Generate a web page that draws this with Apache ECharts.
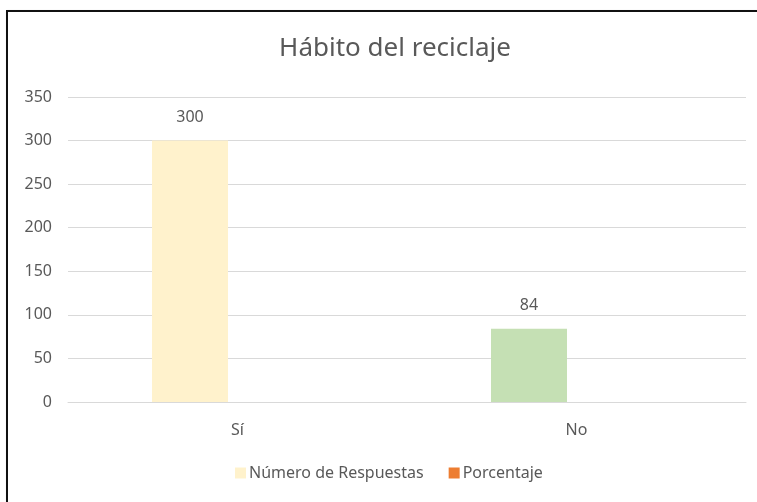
<!DOCTYPE html>
<html>
<head>
<meta charset="utf-8">
<script src="https://cdn.jsdelivr.net/npm/echarts@6/dist/echarts.min.js"></script>
<style>
  html, body { margin: 0; padding: 0; background: #fff; }
  #frame { position: absolute; left: 6px; top: 10px; width: 800px; height: 600px; border: 2px solid #111; box-sizing: border-box; box-shadow: 1px 1px 2px rgba(0,0,0,0.25); }
  #chart { position: absolute; left: 0; top: 0; width: 757px; height: 502px; }
</style>
</head>
<body>
<div id="frame"></div>
<div id="chart"></div>
<script>
const title = 'Hábito del reciclaje';
const categories = ['Sí', 'No'];
const seriesNames = ['Número de Respuestas', 'Porcentaje'];
const respuestas = [300, 84];
const porcentaje = [0.78, 0.22];
const yTicks = { min: 0, max: 350, interval: 50 };

const barColors = ['#FFF2CC', '#C5E0B4'];
const font = '"Noto Sans", sans-serif';
const txt = '#595959';

const chart = echarts.init(document.getElementById('chart'), null, { renderer: 'canvas' });
chart.setOption({
  backgroundColor: 'transparent',
  animation: false,
  title: {
    text: title,
    left: 390, top: 31, textAlign: 'center',
    textStyle: { fontFamily: font, fontSize: 26, fontWeight: 'normal', color: txt }
  },
  legend: {
    left: 230, top: 460,
    itemWidth: 11, itemHeight: 11, itemGap: 25,
    icon: 'rect',
    textStyle: { fontFamily: font, fontSize: 16, color: txt, padding: [0, 0, 0, -2] },
    data: [
      { name: seriesNames[0], itemStyle: { color: barColors[0], opacity: 1 } },
      { name: seriesNames[1], itemStyle: { color: '#ED7D31', opacity: 1 } }
    ]
  },
  grid: { left: 68, right: 11, top: 97, bottom: 100, containLabel: false },
  xAxis: {
    type: 'category',
    data: categories,
    axisLine: { lineStyle: { color: '#d9d9d9', width: 1 } },
    axisTick: { show: false },
    axisLabel: { fontFamily: font, fontSize: 16, color: txt, margin: 20 }
  },
  yAxis: {
    type: 'value',
    min: yTicks.min, max: yTicks.max, interval: yTicks.interval,
    axisLine: { show: false },
    axisTick: { show: false },
    splitLine: { lineStyle: { color: '#d9d9d9', width: 1 } },
    axisLabel: { fontFamily: font, fontSize: 16, color: txt, margin: 16 }
  },
  series: [
    {
      name: seriesNames[0], type: 'bar',
      barWidth: 76, barGap: '25%',
      data: respuestas.map((v, i) => ({ value: v, itemStyle: { color: barColors[i] } })),
      itemStyle: { color: barColors[0] },
      label: { show: true, position: 'top', distance: 15, fontFamily: font, fontSize: 16, color: txt }
    },
    {
      name: seriesNames[1], type: 'bar',
      barWidth: 76, barGap: '25%',
      data: porcentaje,
      itemStyle: { color: '#ED7D31', opacity: 0 },
      label: { show: false }
    }
  ]
});
</script>
</body>
</html>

What the exercise asks →
Working from the lines above, reproduce the material exactly and exclude its pictures.

Full answer →
Generate a web page that draws this with Apache ECharts.
<!DOCTYPE html>
<html>
<head>
<meta charset="utf-8">
<script src="https://cdn.jsdelivr.net/npm/echarts@6/dist/echarts.min.js"></script>
<style>
  html, body { margin: 0; padding: 0; background: #fff; }
  #frame { position: absolute; left: 6px; top: 10px; width: 800px; height: 600px; border: 2px solid #111; box-sizing: border-box; box-shadow: 1px 1px 2px rgba(0,0,0,0.25); }
  #chart { position: absolute; left: 0; top: 0; width: 757px; height: 502px; }
</style>
</head>
<body>
<div id="frame"></div>
<div id="chart"></div>
<script>
const title = 'Hábito del reciclaje';
const categories = ['Sí', 'No'];
const seriesNames = ['Número de Respuestas', 'Porcentaje'];
const respuestas = [300, 84];
const porcentaje = [0.78, 0.22];
const yTicks = { min: 0, max: 350, interval: 50 };

const barColors = ['#FFF2CC', '#C5E0B4'];
const font = '"Noto Sans", sans-serif';
const txt = '#595959';

const chart = echarts.init(document.getElementById('chart'), null, { renderer: 'canvas' });
chart.setOption({
  backgroundColor: 'transparent',
  animation: false,
  title: {
    text: title,
    left: 390, top: 31, textAlign: 'center',
    textStyle: { fontFamily: font, fontSize: 26, fontWeight: 'normal', color: txt }
  },
  legend: {
    left: 230, top: 460,
    itemWidth: 11, itemHeight: 11, itemGap: 25,
    icon: 'rect',
    textStyle: { fontFamily: font, fontSize: 16, color: txt, padding: [0, 0, 0, -2] },
    data: [
      { name: seriesNames[0], itemStyle: { color: barColors[0], opacity: 1 } },
      { name: seriesNames[1], itemStyle: { color: '#ED7D31', opacity: 1 } }
    ]
  },
  grid: { left: 68, right: 11, top: 97, bottom: 100, containLabel: false },
  xAxis: {
    type: 'category',
    data: categories,
    axisLine: { lineStyle: { color: '#d9d9d9', width: 1 } },
    axisTick: { show: false },
    axisLabel: { fontFamily: font, fontSize: 16, color: txt, margin: 20 }
  },
  yAxis: {
    type: 'value',
    min: yTicks.min, max: yTicks.max, interval: yTicks.interval,
    axisLine: { show: false },
    axisTick: { show: false },
    splitLine: { lineStyle: { color: '#d9d9d9', width: 1 } },
    axisLabel: { fontFamily: font, fontSize: 16, color: txt, margin: 16 }
  },
  series: [
    {
      name: seriesNames[0], type: 'bar',
      barWidth: 76, barGap: '25%',
      data: respuestas.map((v, i) => ({ value: v, itemStyle: { color: barColors[i] } })),
      itemStyle: { color: barColors[0] },
      label: { show: true, position: 'top', distance: 15, fontFamily: font, fontSize: 16, color: txt }
    },
    {
      name: seriesNames[1], type: 'bar',
      barWidth: 76, barGap: '25%',
      data: porcentaje,
      itemStyle: { color: '#ED7D31', opacity: 0 },
      label: { show: false }
    }
  ]
});
</script>
</body>
</html>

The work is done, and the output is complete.